PORT SUDAN: The Sudanese army broke a paramilitary siege on one of its key Khartoum-area bases on Friday, paving the way to also freeing the besieged military headquarters, a military source said.
The paramilitary Rapid Support Forces (RSF) had since the outbreak of the war with Sudan’s army in April 2023 encircled both the Signal Corps in Khartoum North and the General Command of the Armed Forces, its headquarters just south across the Blue Nile river.
“Our forces were able to lift the siege on the Signal Corps,” the source in the Sudanese army told AFP.
With a months-long communications blackout in place, AFP was not able to independently verify the situation on the ground.
The RSF could not be immediately reached for comment.
“This victory opens the way to link our forces in Bahri (Khartoum North) with our forces in the General Command,” the military source said, requesting anonymity because he was not authorized to speak to the media.
A military source had previously told AFP the army was advancing closer to Khartoum North following days of military operations aimed at dislodging the RSF from fortified positions in the city.
This comes around two weeks after the army reclaimed the Al-Jazira state capital Wad Madani, just south of Khartoum, securing a key crossroads between the capital and surrounding states.
The army and the RSF had seemed to be in a stalemate since the military nearly a year ago seized control of Omdurman — Khartoum’s twin city on the west bank of the Nile.
RSF has controlled Khartoum North on the east bank.
They have regularly exchanged artillery fire across the river, with civilians reporting bombs and shrapnel often hitting homes.
The military source said Friday’s advance “will secure Omdurman from the artillery shelling launched from Bahri.”
Seizing the General Command would signal a major shift for the army, securing its positions in all three districts of the capital.
Since the early days of the war, when the RSF quickly spread through the streets of Khartoum, the military has had to supply its forces inside the headquarters via airdrops.
Army chief Abdel Fattah Al-Burhan was himself trapped inside for four months, before emerging in August 2023.

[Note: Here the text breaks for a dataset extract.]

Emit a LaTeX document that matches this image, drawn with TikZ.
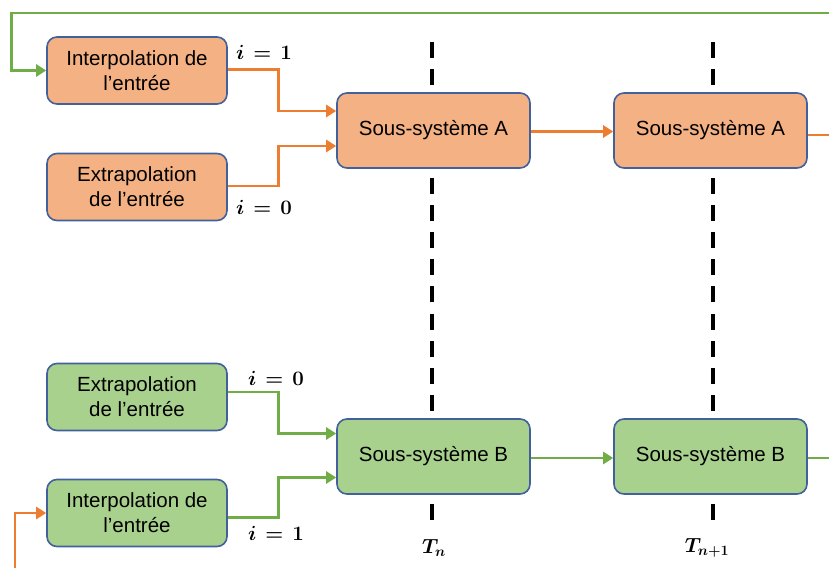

Khartoum and its surrounding state have been torn apart by the war, with 26,000 people killed between April 2023 and June 2024, according to a report by The London School of Hygiene & Tropical Medicine.
Entire neighborhoods have been emptied out and taken over by fighters as at least 3.6 million people fled the capital, according to United Nations figures.
Across the northeast African country, the war has claimed tens of thousands of lives and uprooted more than 12 million people in what the United Nations calls the world’s largest internal displacement crisis.
Famine has been declared in parts of Sudan but the risk is spreading for millions more people, a UN-backed assessment said last month.
Before leaving office on Monday, the administration of United States president Joe Biden sanctioned Sudanese army chief Abdel Fattah Al-Burhan, accusing the army of attacking schools, markets and hospitals and using food deprivation as a weapon of war.
That designation came about one week after Washington sanctioned RSF leader Mohammad Hamdan Dagalo and said his forces had “committed genocide.”